[Entries with chart source code]
=-=-=-=-=

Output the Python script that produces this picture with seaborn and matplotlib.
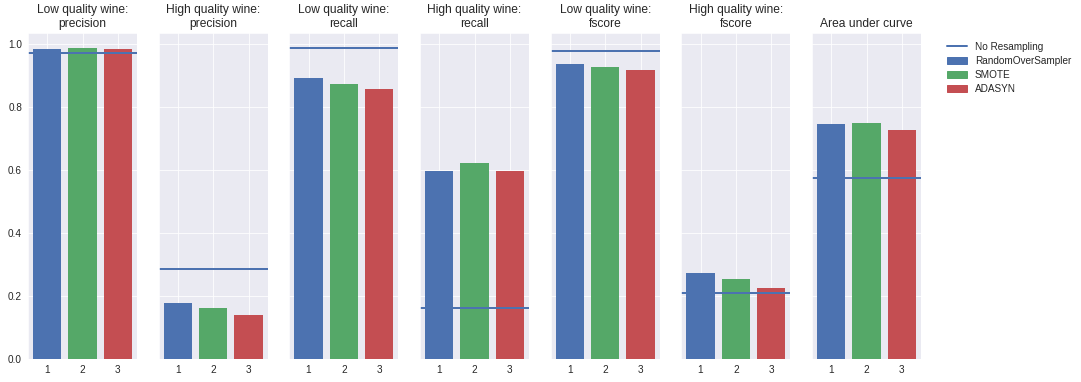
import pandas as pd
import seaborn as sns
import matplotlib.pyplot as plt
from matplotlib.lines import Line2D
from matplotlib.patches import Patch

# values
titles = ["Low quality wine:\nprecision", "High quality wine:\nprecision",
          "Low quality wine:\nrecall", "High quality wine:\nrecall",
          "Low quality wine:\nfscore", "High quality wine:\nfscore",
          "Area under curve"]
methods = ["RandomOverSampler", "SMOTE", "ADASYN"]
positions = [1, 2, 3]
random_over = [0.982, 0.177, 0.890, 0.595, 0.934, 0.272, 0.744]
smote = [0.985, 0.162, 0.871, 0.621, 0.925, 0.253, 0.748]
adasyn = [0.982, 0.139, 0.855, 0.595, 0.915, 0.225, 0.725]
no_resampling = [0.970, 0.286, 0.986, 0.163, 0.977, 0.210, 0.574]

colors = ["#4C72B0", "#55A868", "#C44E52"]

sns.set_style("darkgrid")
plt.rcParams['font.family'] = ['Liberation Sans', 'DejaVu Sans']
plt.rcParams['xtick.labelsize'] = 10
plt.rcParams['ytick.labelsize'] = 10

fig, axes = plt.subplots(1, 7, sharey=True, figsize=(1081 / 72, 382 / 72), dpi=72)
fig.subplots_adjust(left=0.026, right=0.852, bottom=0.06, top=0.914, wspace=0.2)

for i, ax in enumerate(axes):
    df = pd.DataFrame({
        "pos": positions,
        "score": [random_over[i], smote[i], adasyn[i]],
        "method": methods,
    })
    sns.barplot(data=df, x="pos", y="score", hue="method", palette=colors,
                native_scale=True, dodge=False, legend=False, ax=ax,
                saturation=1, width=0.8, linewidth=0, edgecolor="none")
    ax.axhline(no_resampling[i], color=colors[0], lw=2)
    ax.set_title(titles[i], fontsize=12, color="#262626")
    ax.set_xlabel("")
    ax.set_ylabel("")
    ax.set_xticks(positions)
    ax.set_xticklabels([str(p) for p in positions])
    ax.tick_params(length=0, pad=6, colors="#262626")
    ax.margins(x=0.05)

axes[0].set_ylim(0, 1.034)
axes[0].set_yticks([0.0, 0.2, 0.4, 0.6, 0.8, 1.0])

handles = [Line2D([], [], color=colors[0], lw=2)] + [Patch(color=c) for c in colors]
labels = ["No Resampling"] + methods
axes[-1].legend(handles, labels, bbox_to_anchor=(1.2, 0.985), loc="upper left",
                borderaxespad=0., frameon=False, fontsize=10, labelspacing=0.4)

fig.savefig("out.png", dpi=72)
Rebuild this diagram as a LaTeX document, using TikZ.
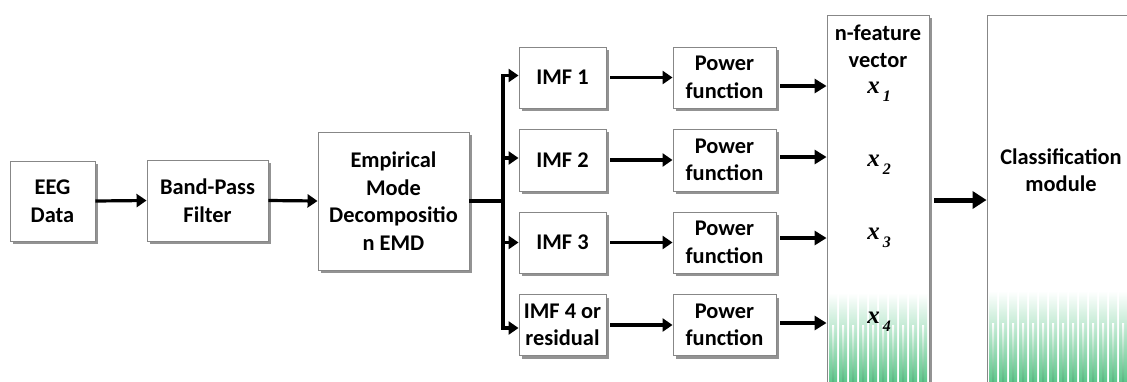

=-=-=-=-=

What to work on:
Up to and including the line that contains "from matplotlib.patches import Patch", print the records above exactly from their first line, without any pictures.

Solution for this exercise:
Output the Python script that produces this picture with seaborn and matplotlib.
import pandas as pd
import seaborn as sns
import matplotlib.pyplot as plt
from matplotlib.lines import Line2D
from matplotlib.patches import Patch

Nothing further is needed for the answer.